The above test results show that, compared with semi-dry and dry anaerobic fermentations with other high-intensity mechanical stirring modes beyond the daily stirring times and each stirring time, those with dynamically-adjusted mechanical stirring intensity can effectively improve the methane production efficiency, shorten the reaction cycle, and reduce energy loss, thereby reducing components and increasing output. Similarly, compared with semi-dry and dry anaerobic fermentations with other low-intensity mechanical stirring modes other than the daily stirring times and each stirring time, those with dynamically-adjusted mechanical stirring intensity can effectively improve the methane production efficiency, shorten the reaction cycle, promote substrate degradation, and enhance the reactor's methane production potential, thereby reducing components and increasing output.

It is to be understood that the present disclosure is not limited to the particular methodology, protocols, and materials described as these may vary. It is also to be understood that the terminology used herein is for the purpose of describing particular embodiments only, and is not intended to limit the scope of the present disclosure which will be limited only by the appended claims.

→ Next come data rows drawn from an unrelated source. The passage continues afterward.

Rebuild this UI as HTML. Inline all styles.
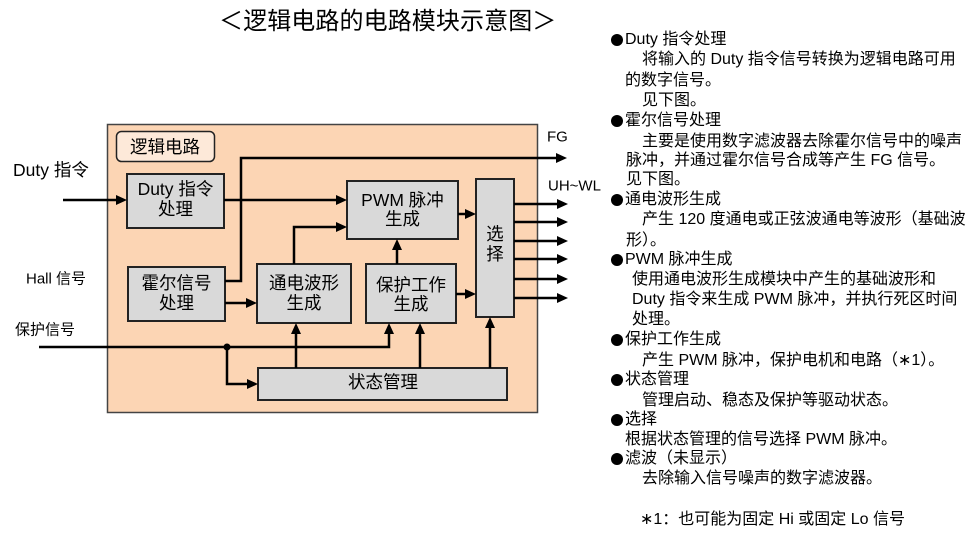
<!DOCTYPE html>
<html><head><meta charset="utf-8">
<style>
html,body{margin:0;padding:0;background:#fff;}
body{width:972px;height:546px;position:relative;overflow:hidden;font-family:"Liberation Sans","Noto Sans CJK SC",sans-serif;color:#000;}
.t{position:absolute;font-size:16px;line-height:20px;white-space:nowrap;letter-spacing:0;}
.b{position:absolute;width:12px;height:12px;border-radius:50%;background:#000;}
#title{position:absolute;left:219px;top:6px;font-size:24px;line-height:32px;letter-spacing:0.1px;white-space:nowrap;}
svg{position:absolute;left:0;top:0;}
</style></head><body>
<div id="title">＜逻辑电路的电路模块示意图＞</div>

<svg width="972" height="546" viewBox="0 0 972 546" xmlns="http://www.w3.org/2000/svg" font-family="Liberation Sans, Noto Sans CJK SC, sans-serif">
  <!-- outer box -->
  <rect x="107.5" y="124.5" width="430" height="288" fill="#fcd5b4" stroke="#444" stroke-width="1.5"/>
  <!-- label -->
  <rect x="116.5" y="131.5" width="98" height="30" rx="5" fill="#fde9d9" stroke="#222" stroke-width="1.5"/>
  <text x="165" y="147" font-size="17.5" text-anchor="middle" dominant-baseline="central">逻辑电路</text>

  <g fill="#d9d9d9" stroke="#222" stroke-width="2">
    <rect x="127" y="174" width="97" height="54"/>
    <rect x="128" y="267" width="97" height="54"/>
    <rect x="257" y="264" width="94" height="59"/>
    <rect x="347" y="181" width="111" height="58"/>
    <rect x="366" y="264" width="90" height="59"/>
    <rect x="476" y="179" width="38" height="138"/>
    <rect x="258" y="368" width="249" height="32"/>
  </g>

  <g font-size="17.5" text-anchor="middle" dominant-baseline="central">
    <text x="175.5" y="189">Duty 指令</text>
    <text x="175.5" y="209">处理</text>
    <text x="176.5" y="283">霍尔信号</text>
    <text x="176.5" y="303">处理</text>
    <text x="304" y="283">通电波形</text>
    <text x="304" y="303">生成</text>
    <text x="402.5" y="200">PWM 脉冲</text>
    <text x="402.5" y="219">生成</text>
    <text x="411" y="285">保护工作</text>
    <text x="411" y="304">生成</text>
    <text x="495" y="234">选</text>
    <text x="495" y="254">择</text>
    <text x="383" y="382">状态管理</text>
  </g>

  <!-- external labels -->
  <text x="13" y="170" font-size="17.5" dominant-baseline="central">Duty 指令</text>
  <text x="26" y="279" font-size="15" dominant-baseline="central">Hall 信号</text>
  <text x="15" y="330" font-size="15" dominant-baseline="central">保护信号</text>
  <text x="547" y="137" font-size="15" dominant-baseline="central">FG</text>
  <text x="548" y="186" font-size="15" dominant-baseline="central">UH~WL</text>

  <!-- lines -->
  <g fill="none" stroke="#000" stroke-width="2.5">
    <polyline points="63,200 118,200"/>
    <polyline points="224,200 338,200"/>
    <polyline points="225,281 241,281 241,158 558,158"/>
    <polyline points="225,303 248,303"/>
    <polyline points="294,264 294,227 338,227"/>
    <polyline points="397,264 397,248"/>
    <polyline points="458,214 467,214"/>
    <polyline points="456,294 467,294"/>
    <polyline points="514,204 559,204"/>
    <polyline points="514,222 559,222"/>
    <polyline points="514,241 559,241"/>
    <polyline points="514,259 559,259"/>
    <polyline points="514,279 559,279"/>
    <polyline points="514,298 559,298"/>
    <polyline points="39,347 389,347 389,332"/>
    <polyline points="227,347 227,384 249,384"/>
    <polyline points="296,368 296,332"/>
    <polyline points="420,368 420,332"/>
    <polyline points="490,368 490,326"/>
  </g>
  <circle cx="227" cy="347" r="3.5" fill="#000"/>

  <!-- arrowheads -->
  <g fill="#000">
    <polygon points="127,200 116,195 116,205"/>
    <polygon points="347,200 336,195 336,205"/>
    <polygon points="567,158 556,153 556,163"/>
    <polygon points="257,303 246,298 246,308"/>
    <polygon points="347,227 336,222 336,232"/>
    <polygon points="476,214 465,209 465,219"/>
    <polygon points="476,294 465,289 465,299"/>
    <polygon points="568,204 557,199 557,209"/>
    <polygon points="568,222 557,217 557,227"/>
    <polygon points="568,241 557,236 557,246"/>
    <polygon points="568,259 557,254 557,264"/>
    <polygon points="568,279 557,274 557,284"/>
    <polygon points="568,298 557,293 557,303"/>
    <polygon points="258,384 247,379 247,389"/>
    <polygon points="397,239 392,250 402,250"/>
    <polygon points="389,323 384,334 394,334"/>
    <polygon points="296,323 291,334 301,334"/>
    <polygon points="420,323 415,334 425,334"/>
    <polygon points="490,317 485,328 495,328"/>
  </g>
</svg>

<!-- right-side description -->
<div class="b" style="left:611px;top:34px"></div>
<div class="t" style="left:625px;top:30px">Duty 指令处理</div>
<div class="t" style="left:642px;top:50px">将输入的 Duty 指令信号转换为逻辑电路可用</div>
<div class="t" style="left:625px;top:71px">的数字信号。</div>
<div class="t" style="left:642px;top:91px">见下图。</div>

<div class="b" style="left:611px;top:115px"></div>
<div class="t" style="left:625px;top:111px">霍尔信号处理</div>
<div class="t" style="left:642px;top:132px">主要是使用数字滤波器去除霍尔信号中的噪声</div>
<div class="t" style="left:626px;top:151px">脉冲，并通过霍尔信号合成等产生 FG 信号。</div>
<div class="t" style="left:626px;top:170px">见下图。</div>

<div class="b" style="left:611px;top:194px"></div>
<div class="t" style="left:625px;top:190px">通电波形生成</div>
<div class="t" style="left:642px;top:210px">产生 120 度通电或正弦波通电等波形（基础波</div>
<div class="t" style="left:626px;top:231px">形）。</div>

<div class="b" style="left:611px;top:254px"></div>
<div class="t" style="left:625px;top:250px">PWM 脉冲生成</div>
<div class="t" style="left:632px;top:270px">使用通电波形生成模块中产生的基础波形和</div>
<div class="t" style="left:632px;top:290px">Duty 指令来生成 PWM 脉冲，并执行死区时间</div>
<div class="t" style="left:632px;top:310px">处理。</div>

<div class="b" style="left:611px;top:334px"></div>
<div class="t" style="left:625px;top:330px">保护工作生成</div>
<div class="t" style="left:642px;top:351px">产生 PWM 脉冲，保护电机和电路（∗1）。</div>

<div class="b" style="left:611px;top:374px"></div>
<div class="t" style="left:625px;top:370px">状态管理</div>
<div class="t" style="left:642px;top:391px">管理启动、稳态及保护等驱动状态。</div>

<div class="b" style="left:611px;top:414px"></div>
<div class="t" style="left:625px;top:410px">选择</div>
<div class="t" style="left:625px;top:430px">根据状态管理的信号选择 PWM 脉冲。</div>

<div class="b" style="left:611px;top:453px"></div>
<div class="t" style="left:625px;top:449px">滤波（未显示）</div>
<div class="t" style="left:642px;top:469px">去除输入信号噪声的数字滤波器。</div>

<div class="t" style="left:640px;top:510px">∗1：也可能为固定 Hi 或固定 Lo 信号</div>
</body></html>
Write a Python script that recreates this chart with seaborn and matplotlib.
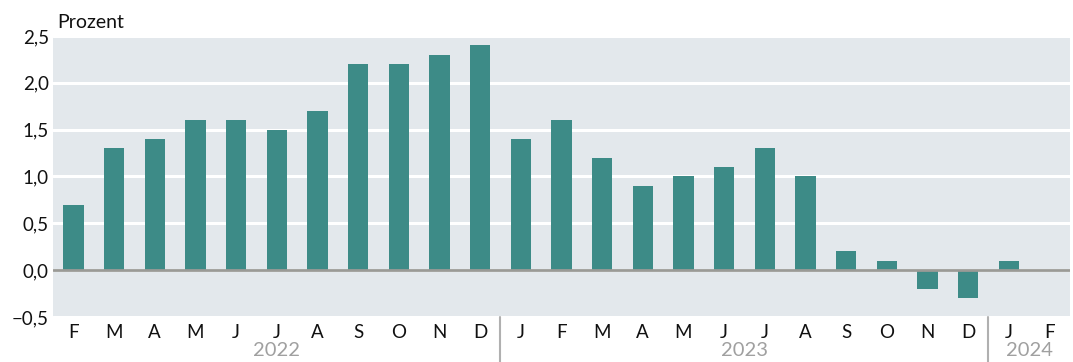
import numpy as np
import pandas as pd
import matplotlib
matplotlib.use("Agg")
import matplotlib.pyplot as plt
import seaborn as sns

months = ["F", "M", "A", "M", "J", "J", "A", "S", "O", "N", "D",
          "J", "F", "M", "A", "M", "J", "J", "A", "S", "O", "N", "D",
          "J", "F"]
values = [0.7, 1.3, 1.4, 1.6, 1.6, 1.5, 1.7, 2.2, 2.2, 2.3, 2.4,
          1.4, 1.6, 1.2, 0.9, 1.0, 1.1, 1.3, 1.0, 0.2, 0.1, -0.2, -0.3,
          0.1, np.nan]
years = ["2022", "2023", "2024"]
year_counts = [11, 12, 2]
yticks = [-0.5, 0.0, 0.5, 1.0, 1.5, 2.0, 2.5]

sns.set_theme(style="white")
plt.rcParams['font.family'] = ['Lato', 'DejaVu Sans']

df = pd.DataFrame({"pos": [str(i) for i in range(len(months))],
                   "value": values})

fig = plt.figure(figsize=(10.73, 3.62), dpi=100)
ax = fig.add_axes([0.0494, 0.1243, 0.9476, 0.7763])
ax.set_facecolor("#e3e8ec")

sns.barplot(data=df, x="pos", y="value", color="#3d8b87", width=0.5,
            saturation=1, ax=ax, zorder=3, linewidth=0, edgecolor="none")

ax.set_ylim(-0.5, 2.5)
ax.set_xlim(-0.5, len(months) - 0.5)
ax.set_yticks(yticks)
ax.set_yticklabels([f"{v:.1f}".replace(".", ",").replace("-", "\u2212") for v in yticks],
                   fontsize=13.5, color="#111111")
ax.yaxis.grid(True, color="white", linewidth=2.2, zorder=1)
ax.set_axisbelow(True)
ax.axhline(0, color="#9a9a96", linewidth=2, zorder=4)
ax.set_xticks(range(len(months)))
ax.set_xticklabels(months, fontsize=13.5, color="#111111")
ax.tick_params(axis="both", length=0, pad=3)
ax.tick_params(axis="x", pad=5)
ax.set_xlabel("")
ax.set_ylabel("")
for s in ax.spines.values():
    s.set_visible(False)

# year labels and separators
start = 0
for yr, cnt in zip(years, year_counts):
    center = start + (cnt - 1) / 2
    ax.text(center, -0.5 - 0.265, yr, ha="center", va="top", fontsize=14.5,
            color="#a0a0a0", transform=ax.transData, clip_on=False)
    if start > 0:
        ax.plot([start - 0.5, start - 0.5], [-0.5, -0.5 - 0.5], color="#b0b0b0",
                linewidth=1.5, clip_on=False, zorder=5)
    start += cnt

fig.text(57 / 1073, 1 - 22 / 362, "Prozent", ha="left", va="center",
         fontsize=14, color="#111111")

fig.savefig("out.png", dpi=100)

Those skilled in the art will also recognize, or be able to ascertain using no more than routine experimentation, many equivalents to the specific embodiments of the present disclosure described herein. Such equivalents are also intended to be encompassed by the following claims. It should be noted that, the embodiments in the description are described in a progressive manner. Each embodiment focuses on the difference from other embodiments, and the same and similar parts between the embodiments may refer to each other.

Although preferred examples of the present application have been described, persons skilled in the art can make changes and modifications to these embodiments once they learn the basic inventive concept. Therefore, the appended claims are intended to be construed as covering the preferred examples and all changes and modifications falling within the scope of the embodiments of the present disclosure.

It should be noted that terms “including”, “comprising” or any other variants thereof are intended to cover non-exclusive inclusion, so that a process, method, article, or terminal device including a series of elements includes not only those elements but also other elements not explicitly listed, or elements inherent to such a process, method, article, or terminal device. Without more restrictions, the elements defined by the sentence “including a . . . ” do not exclude the existence of other identical elements in the process, method, article, or terminal device including the elements.

The technical solutions provided by the examples of the present disclosure are described in detail above, and the principles and implementations of the examples of the present disclosure are described herein by using specific examples. The description of the above examples is provided merely to help understand the principles of the examples of the present disclosure. In addition, those of ordinary skill in the art can make changes to the specific embodiments and application scope according to the examples of the present disclosure. In conclusion, the content of this specification should not be construed as limiting the present disclosure.